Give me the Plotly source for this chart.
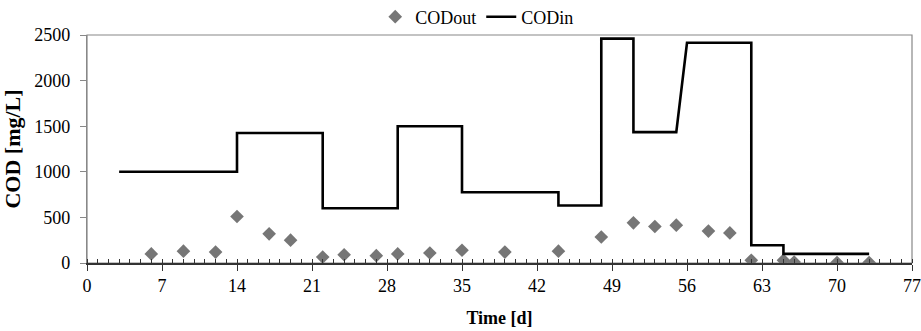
import plotly.graph_objects as go

# COD influent (step profile)
codin_t = [3, 14, 14, 22, 22, 29, 29, 35, 35, 44, 44, 48, 48, 51, 51, 55, 56, 62, 62, 65, 65, 73]
codin_v = [1000, 1000, 1425, 1425, 600, 600, 1500, 1500, 775, 775, 630, 630, 2460, 2460, 1435, 1435,
           2415, 2415, 195, 195, 100, 100]

# COD effluent
codout_t = [6, 9, 12, 14, 17, 19, 22, 24, 27, 29, 32, 35, 39, 44, 48, 51, 53, 55, 58, 60, 62, 65, 66, 70, 73]
codout_v = [100, 130, 120, 510, 320, 250, 65, 90, 80, 100, 110, 140, 120, 130, 285, 440, 400, 415,
            350, 330, 30, 30, 10, 5, 5]

x_ticks = [0, 7, 14, 21, 28, 35, 42, 49, 56, 63, 70, 77]
y_ticks = [0, 500, 1000, 1500, 2000, 2500]

FONT = "Liberation Serif, Times New Roman, serif"

fig = go.Figure()
fig.add_trace(go.Scatter(
    x=codout_t, y=codout_v, mode="markers", name="CODout",
    marker=dict(symbol="diamond", size=10.5, color="#767676"),
))
fig.add_trace(go.Scatter(
    x=codin_t, y=codin_v, mode="lines", name="CODin",
    line=dict(color="black", width=2.6),
))

fig.update_layout(
    width=921, height=331,
    margin=dict(l=87, r=9, t=35, b=68, autoexpand=False),
    paper_bgcolor="white", plot_bgcolor="white",
    font=dict(family=FONT, size=18, color="black"),
    showlegend=True,
    legend=dict(orientation="h", x=0.473, xanchor="center", y=1.079, yanchor="middle",
                font=dict(family=FONT, size=18, color="black"), itemwidth=30, tracegroupgap=0,
                bgcolor="rgba(0,0,0,0)"),
)
fig.update_xaxes(
    range=[0, 77], tickvals=x_ticks, ticktext=[str(v) for v in x_ticks],
    showgrid=False, zeroline=False,
    showline=True, linecolor="#333", linewidth=1.5, mirror=False,
    ticks="outside", ticklen=6, tickcolor="#333", tickwidth=1.2,
    minor=dict(dtick=1, tick0=0, ticks="inside", ticklen=4, tickcolor="#333", tickwidth=1),
    title=dict(text="<b>Time [d]</b>", font=dict(family=FONT, size=18, color="black"), standoff=16),
    tickfont=dict(family=FONT, size=18, color="black"),
)
fig.update_yaxes(
    range=[0, 2500], tickvals=y_ticks, ticktext=[str(v) for v in y_ticks],
    showgrid=False, zeroline=False,
    showline=True, linecolor="#888", linewidth=1.2, mirror=False,
    ticks="outside", ticklen=6, tickcolor="#888", ticklabelstandoff=6,
    title=dict(text="<b>COD [mg/L]</b>", font=dict(family=FONT, size=22, color="black"), standoff=8),
    tickfont=dict(family=FONT, size=18, color="black"),
)
# plot-area frame (top and right edges)
fig.add_shape(type="rect", xref="paper", yref="paper", x0=0, y0=0, x1=1, y1=1,
              line=dict(color="#888", width=1.2), fillcolor="rgba(0,0,0,0)", layer="below")

fig.write_html("out.html")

-----

> Written request: Begin at the first line of the data above and repeat each line exactly, stopping after the line containing "import plotly.graph_objects as go". Omit the pictures.

> Written solution:
Give me the Plotly source for this chart.
import plotly.graph_objects as go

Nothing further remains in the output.